┌──

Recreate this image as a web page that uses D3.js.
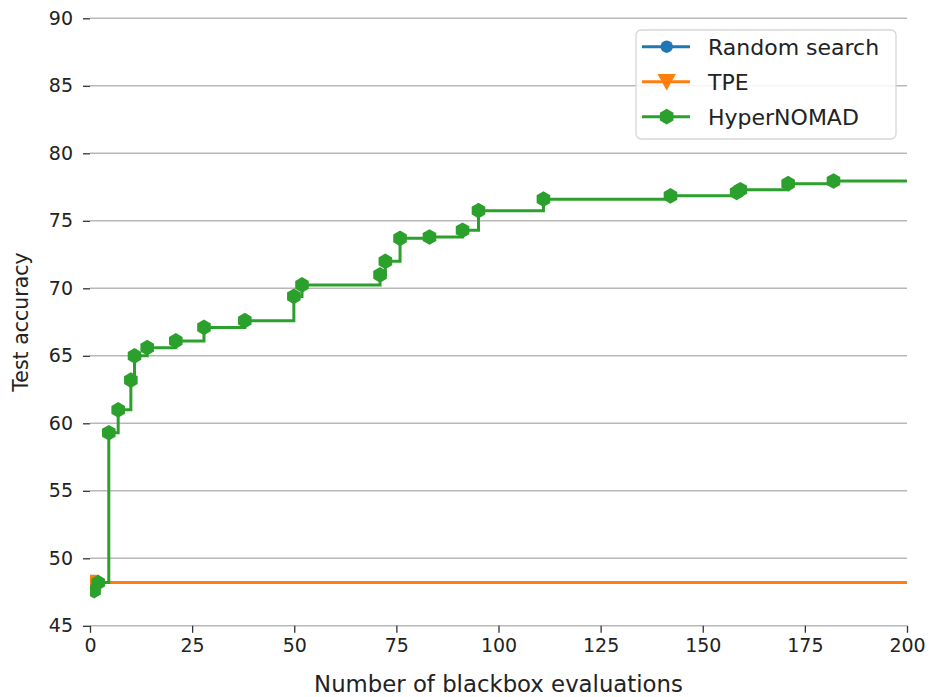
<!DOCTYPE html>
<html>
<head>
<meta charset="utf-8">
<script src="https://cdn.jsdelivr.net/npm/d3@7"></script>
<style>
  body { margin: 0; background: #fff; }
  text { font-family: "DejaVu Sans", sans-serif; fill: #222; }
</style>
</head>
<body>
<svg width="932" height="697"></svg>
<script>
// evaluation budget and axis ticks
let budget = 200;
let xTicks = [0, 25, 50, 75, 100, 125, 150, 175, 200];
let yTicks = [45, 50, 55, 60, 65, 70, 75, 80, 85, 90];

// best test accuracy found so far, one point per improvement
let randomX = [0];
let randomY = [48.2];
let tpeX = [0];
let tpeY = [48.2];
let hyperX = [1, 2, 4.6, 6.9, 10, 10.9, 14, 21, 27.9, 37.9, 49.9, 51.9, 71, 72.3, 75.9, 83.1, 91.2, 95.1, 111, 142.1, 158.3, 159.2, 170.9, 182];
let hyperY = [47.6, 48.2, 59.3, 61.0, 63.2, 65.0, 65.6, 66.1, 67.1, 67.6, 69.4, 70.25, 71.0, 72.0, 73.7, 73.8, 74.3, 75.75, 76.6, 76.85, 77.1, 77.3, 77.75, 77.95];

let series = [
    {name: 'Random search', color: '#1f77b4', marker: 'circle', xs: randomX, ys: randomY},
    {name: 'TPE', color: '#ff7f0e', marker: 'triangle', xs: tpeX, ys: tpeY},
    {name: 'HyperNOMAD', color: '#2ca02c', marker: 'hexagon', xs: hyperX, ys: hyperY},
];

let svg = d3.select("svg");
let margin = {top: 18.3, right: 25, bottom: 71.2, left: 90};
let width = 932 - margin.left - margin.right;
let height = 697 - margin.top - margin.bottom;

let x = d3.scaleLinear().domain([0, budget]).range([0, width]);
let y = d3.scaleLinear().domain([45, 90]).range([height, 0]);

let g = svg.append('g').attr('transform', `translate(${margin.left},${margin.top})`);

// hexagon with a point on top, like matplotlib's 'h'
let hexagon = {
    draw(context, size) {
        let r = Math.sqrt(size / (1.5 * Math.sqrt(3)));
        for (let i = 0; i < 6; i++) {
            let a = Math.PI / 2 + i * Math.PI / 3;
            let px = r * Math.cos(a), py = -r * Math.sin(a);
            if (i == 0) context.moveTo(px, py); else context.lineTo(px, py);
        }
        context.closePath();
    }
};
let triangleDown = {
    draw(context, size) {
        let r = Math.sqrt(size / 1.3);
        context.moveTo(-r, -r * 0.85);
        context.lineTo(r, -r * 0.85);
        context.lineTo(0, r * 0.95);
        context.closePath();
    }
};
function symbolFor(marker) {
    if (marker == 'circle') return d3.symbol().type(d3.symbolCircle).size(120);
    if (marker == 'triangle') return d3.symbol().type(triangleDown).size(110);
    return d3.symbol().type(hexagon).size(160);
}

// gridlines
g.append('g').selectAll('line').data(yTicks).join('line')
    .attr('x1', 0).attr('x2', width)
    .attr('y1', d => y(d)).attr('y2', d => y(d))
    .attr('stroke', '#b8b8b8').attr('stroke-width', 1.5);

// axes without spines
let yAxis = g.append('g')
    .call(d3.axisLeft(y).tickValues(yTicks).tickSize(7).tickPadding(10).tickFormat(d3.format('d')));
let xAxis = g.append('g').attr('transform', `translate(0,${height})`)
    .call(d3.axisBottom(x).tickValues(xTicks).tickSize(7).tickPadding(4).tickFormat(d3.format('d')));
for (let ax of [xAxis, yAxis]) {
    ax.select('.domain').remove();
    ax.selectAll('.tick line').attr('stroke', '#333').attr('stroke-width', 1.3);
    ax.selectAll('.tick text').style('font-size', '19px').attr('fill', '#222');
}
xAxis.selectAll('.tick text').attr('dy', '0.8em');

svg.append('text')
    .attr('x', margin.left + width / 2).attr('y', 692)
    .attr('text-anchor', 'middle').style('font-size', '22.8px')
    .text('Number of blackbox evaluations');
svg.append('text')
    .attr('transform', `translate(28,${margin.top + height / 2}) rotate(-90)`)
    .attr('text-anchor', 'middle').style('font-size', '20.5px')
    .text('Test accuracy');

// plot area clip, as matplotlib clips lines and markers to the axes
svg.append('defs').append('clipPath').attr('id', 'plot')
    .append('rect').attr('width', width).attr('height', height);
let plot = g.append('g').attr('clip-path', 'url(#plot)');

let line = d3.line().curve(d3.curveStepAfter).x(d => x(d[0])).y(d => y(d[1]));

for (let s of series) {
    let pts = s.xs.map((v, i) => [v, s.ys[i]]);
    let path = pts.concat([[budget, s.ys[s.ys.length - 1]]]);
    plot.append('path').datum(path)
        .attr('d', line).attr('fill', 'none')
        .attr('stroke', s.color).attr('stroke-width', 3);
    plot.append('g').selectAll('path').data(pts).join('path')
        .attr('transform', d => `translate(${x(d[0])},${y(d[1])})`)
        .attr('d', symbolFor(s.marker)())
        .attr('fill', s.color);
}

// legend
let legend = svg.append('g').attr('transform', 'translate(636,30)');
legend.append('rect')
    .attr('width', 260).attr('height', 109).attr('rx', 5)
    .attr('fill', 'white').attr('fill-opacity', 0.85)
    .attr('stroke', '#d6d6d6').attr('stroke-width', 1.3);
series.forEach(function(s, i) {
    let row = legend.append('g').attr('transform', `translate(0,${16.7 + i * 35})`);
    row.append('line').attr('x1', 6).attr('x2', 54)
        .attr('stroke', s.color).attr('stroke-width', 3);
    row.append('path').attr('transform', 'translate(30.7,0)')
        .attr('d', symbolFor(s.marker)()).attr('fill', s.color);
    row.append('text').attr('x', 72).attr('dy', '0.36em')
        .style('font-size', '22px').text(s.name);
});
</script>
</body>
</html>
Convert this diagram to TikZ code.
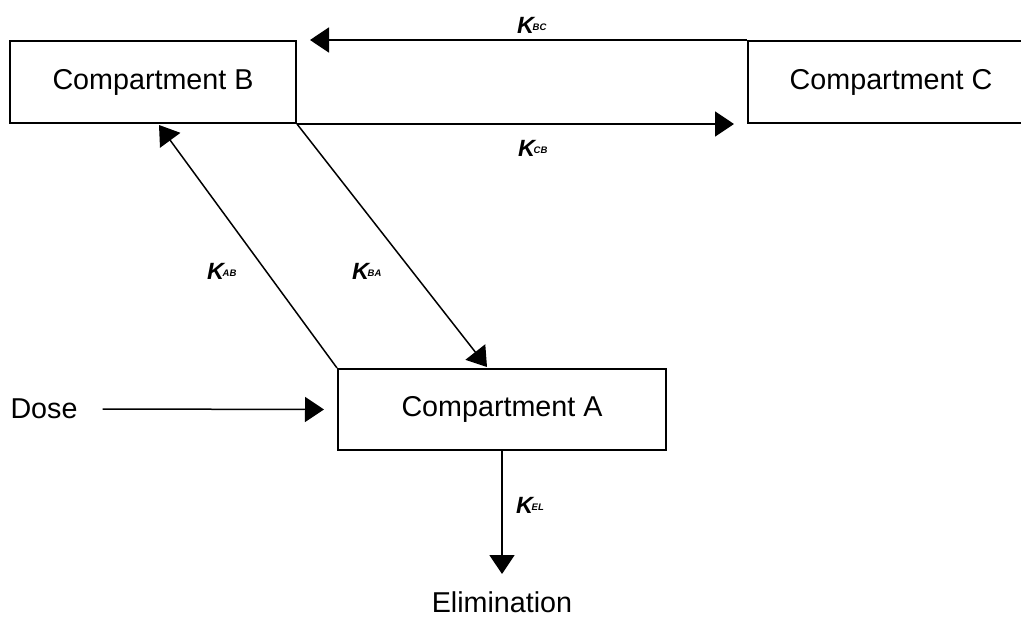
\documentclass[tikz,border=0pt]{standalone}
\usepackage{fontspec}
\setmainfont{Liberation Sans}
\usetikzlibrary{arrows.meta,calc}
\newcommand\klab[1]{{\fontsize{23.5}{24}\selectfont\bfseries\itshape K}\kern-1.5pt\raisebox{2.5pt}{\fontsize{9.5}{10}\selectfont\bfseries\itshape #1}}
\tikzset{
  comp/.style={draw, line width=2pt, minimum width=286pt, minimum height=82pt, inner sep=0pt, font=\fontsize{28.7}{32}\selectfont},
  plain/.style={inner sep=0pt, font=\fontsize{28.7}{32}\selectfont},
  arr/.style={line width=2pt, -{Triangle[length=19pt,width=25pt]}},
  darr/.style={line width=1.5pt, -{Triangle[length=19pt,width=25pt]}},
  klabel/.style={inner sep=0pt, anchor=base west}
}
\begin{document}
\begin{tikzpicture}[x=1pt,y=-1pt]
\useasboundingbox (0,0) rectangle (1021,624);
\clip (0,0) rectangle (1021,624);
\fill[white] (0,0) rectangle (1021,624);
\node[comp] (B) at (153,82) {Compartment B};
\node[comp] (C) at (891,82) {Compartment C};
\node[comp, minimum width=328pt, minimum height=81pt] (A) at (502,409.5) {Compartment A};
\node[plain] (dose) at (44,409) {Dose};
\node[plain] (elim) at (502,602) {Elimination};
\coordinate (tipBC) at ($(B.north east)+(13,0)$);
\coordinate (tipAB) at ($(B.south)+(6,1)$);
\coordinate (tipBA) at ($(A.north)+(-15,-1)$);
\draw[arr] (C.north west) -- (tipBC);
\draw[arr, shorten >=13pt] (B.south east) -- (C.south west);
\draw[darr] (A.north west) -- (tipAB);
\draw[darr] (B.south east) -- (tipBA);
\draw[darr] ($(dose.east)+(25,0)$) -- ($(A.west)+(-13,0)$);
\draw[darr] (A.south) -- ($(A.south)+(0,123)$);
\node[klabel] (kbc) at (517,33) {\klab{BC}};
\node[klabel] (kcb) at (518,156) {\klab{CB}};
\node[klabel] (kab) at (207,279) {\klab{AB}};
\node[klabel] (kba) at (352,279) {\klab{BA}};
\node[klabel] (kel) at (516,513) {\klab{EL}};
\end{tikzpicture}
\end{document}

└──

Quote, exactly and only, the lines from the first line of the data above through the line containing "80, 85, 90];". The pictures do not belong in it.

### Full solution:
Recreate this image as a web page that uses D3.js.
<!DOCTYPE html>
<html>
<head>
<meta charset="utf-8">
<script src="https://cdn.jsdelivr.net/npm/d3@7"></script>
<style>
  body { margin: 0; background: #fff; }
  text { font-family: "DejaVu Sans", sans-serif; fill: #222; }
</style>
</head>
<body>
<svg width="932" height="697"></svg>
<script>
// evaluation budget and axis ticks
let budget = 200;
let xTicks = [0, 25, 50, 75, 100, 125, 150, 175, 200];
let yTicks = [45, 50, 55, 60, 65, 70, 75, 80, 85, 90];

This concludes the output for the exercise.